• Work to be completed:
Give every line back verbatim, dropping all images.

# Start of Given information

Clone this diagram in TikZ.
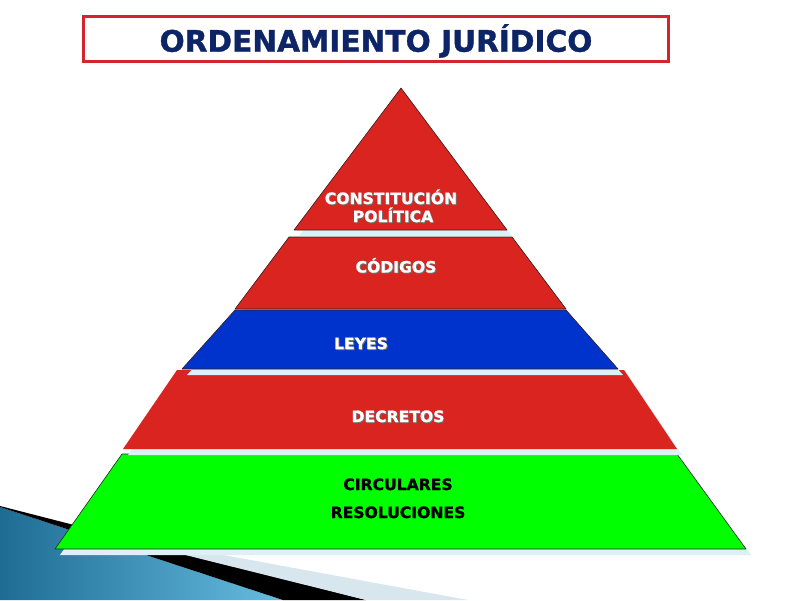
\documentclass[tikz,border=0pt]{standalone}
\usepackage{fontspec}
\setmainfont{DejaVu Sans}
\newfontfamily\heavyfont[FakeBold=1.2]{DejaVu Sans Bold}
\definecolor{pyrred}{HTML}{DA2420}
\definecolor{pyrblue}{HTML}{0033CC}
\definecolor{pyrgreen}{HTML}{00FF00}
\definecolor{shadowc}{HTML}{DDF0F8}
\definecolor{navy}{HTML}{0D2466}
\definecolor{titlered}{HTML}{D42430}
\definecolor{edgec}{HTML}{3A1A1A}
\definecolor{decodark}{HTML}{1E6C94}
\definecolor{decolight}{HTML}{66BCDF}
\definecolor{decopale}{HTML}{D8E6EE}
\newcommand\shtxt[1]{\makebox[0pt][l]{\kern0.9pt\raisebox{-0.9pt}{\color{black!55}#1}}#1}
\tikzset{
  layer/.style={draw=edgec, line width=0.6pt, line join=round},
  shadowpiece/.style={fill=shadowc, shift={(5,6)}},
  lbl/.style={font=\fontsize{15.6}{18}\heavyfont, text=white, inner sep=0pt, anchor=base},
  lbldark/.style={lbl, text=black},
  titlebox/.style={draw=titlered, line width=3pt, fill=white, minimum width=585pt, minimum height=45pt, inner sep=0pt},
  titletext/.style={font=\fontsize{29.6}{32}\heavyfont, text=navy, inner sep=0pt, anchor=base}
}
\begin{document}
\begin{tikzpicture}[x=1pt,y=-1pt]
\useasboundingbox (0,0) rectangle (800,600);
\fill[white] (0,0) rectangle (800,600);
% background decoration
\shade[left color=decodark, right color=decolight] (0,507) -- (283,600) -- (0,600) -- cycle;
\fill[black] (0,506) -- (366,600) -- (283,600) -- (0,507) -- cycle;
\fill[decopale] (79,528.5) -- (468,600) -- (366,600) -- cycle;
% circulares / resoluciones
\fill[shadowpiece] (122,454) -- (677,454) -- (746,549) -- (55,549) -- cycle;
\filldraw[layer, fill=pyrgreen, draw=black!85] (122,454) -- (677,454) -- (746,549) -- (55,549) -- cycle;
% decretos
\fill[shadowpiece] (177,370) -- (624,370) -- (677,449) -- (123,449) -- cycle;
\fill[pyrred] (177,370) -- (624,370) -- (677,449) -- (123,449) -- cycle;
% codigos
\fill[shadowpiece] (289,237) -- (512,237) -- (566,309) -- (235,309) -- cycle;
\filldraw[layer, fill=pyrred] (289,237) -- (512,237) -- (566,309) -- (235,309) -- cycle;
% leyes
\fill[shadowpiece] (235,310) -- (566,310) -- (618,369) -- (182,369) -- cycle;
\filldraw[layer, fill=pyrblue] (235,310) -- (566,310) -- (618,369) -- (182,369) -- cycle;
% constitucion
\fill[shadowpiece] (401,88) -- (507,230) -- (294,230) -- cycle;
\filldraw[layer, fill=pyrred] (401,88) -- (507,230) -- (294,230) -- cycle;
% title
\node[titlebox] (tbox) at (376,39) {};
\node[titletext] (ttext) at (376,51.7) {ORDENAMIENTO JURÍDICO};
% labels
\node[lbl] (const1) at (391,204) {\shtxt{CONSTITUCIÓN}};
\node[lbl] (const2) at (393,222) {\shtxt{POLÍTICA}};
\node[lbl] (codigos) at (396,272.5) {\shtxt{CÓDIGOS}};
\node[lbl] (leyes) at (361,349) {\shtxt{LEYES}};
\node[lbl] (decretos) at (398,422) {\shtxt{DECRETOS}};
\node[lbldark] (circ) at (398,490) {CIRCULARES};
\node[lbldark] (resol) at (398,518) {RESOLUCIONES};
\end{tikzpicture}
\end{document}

# End of Given information

• Task answer:
Clone this diagram in TikZ.
\documentclass[tikz,border=0pt]{standalone}
\usepackage{fontspec}
\setmainfont{DejaVu Sans}
\newfontfamily\heavyfont[FakeBold=1.2]{DejaVu Sans Bold}
\definecolor{pyrred}{HTML}{DA2420}
\definecolor{pyrblue}{HTML}{0033CC}
\definecolor{pyrgreen}{HTML}{00FF00}
\definecolor{shadowc}{HTML}{DDF0F8}
\definecolor{navy}{HTML}{0D2466}
\definecolor{titlered}{HTML}{D42430}
\definecolor{edgec}{HTML}{3A1A1A}
\definecolor{decodark}{HTML}{1E6C94}
\definecolor{decolight}{HTML}{66BCDF}
\definecolor{decopale}{HTML}{D8E6EE}
\newcommand\shtxt[1]{\makebox[0pt][l]{\kern0.9pt\raisebox{-0.9pt}{\color{black!55}#1}}#1}
\tikzset{
  layer/.style={draw=edgec, line width=0.6pt, line join=round},
  shadowpiece/.style={fill=shadowc, shift={(5,6)}},
  lbl/.style={font=\fontsize{15.6}{18}\heavyfont, text=white, inner sep=0pt, anchor=base},
  lbldark/.style={lbl, text=black},
  titlebox/.style={draw=titlered, line width=3pt, fill=white, minimum width=585pt, minimum height=45pt, inner sep=0pt},
  titletext/.style={font=\fontsize{29.6}{32}\heavyfont, text=navy, inner sep=0pt, anchor=base}
}
\begin{document}
\begin{tikzpicture}[x=1pt,y=-1pt]
\useasboundingbox (0,0) rectangle (800,600);
\fill[white] (0,0) rectangle (800,600);
% background decoration
\shade[left color=decodark, right color=decolight] (0,507) -- (283,600) -- (0,600) -- cycle;
\fill[black] (0,506) -- (366,600) -- (283,600) -- (0,507) -- cycle;
\fill[decopale] (79,528.5) -- (468,600) -- (366,600) -- cycle;
% circulares / resoluciones
\fill[shadowpiece] (122,454) -- (677,454) -- (746,549) -- (55,549) -- cycle;
\filldraw[layer, fill=pyrgreen, draw=black!85] (122,454) -- (677,454) -- (746,549) -- (55,549) -- cycle;
% decretos
\fill[shadowpiece] (177,370) -- (624,370) -- (677,449) -- (123,449) -- cycle;
\fill[pyrred] (177,370) -- (624,370) -- (677,449) -- (123,449) -- cycle;
% codigos
\fill[shadowpiece] (289,237) -- (512,237) -- (566,309) -- (235,309) -- cycle;
\filldraw[layer, fill=pyrred] (289,237) -- (512,237) -- (566,309) -- (235,309) -- cycle;
% leyes
\fill[shadowpiece] (235,310) -- (566,310) -- (618,369) -- (182,369) -- cycle;
\filldraw[layer, fill=pyrblue] (235,310) -- (566,310) -- (618,369) -- (182,369) -- cycle;
% constitucion
\fill[shadowpiece] (401,88) -- (507,230) -- (294,230) -- cycle;
\filldraw[layer, fill=pyrred] (401,88) -- (507,230) -- (294,230) -- cycle;
% title
\node[titlebox] (tbox) at (376,39) {};
\node[titletext] (ttext) at (376,51.7) {ORDENAMIENTO JURÍDICO};
% labels
\node[lbl] (const1) at (391,204) {\shtxt{CONSTITUCIÓN}};
\node[lbl] (const2) at (393,222) {\shtxt{POLÍTICA}};
\node[lbl] (codigos) at (396,272.5) {\shtxt{CÓDIGOS}};
\node[lbl] (leyes) at (361,349) {\shtxt{LEYES}};
\node[lbl] (decretos) at (398,422) {\shtxt{DECRETOS}};
\node[lbldark] (circ) at (398,490) {CIRCULARES};
\node[lbldark] (resol) at (398,518) {RESOLUCIONES};
\end{tikzpicture}
\end{document}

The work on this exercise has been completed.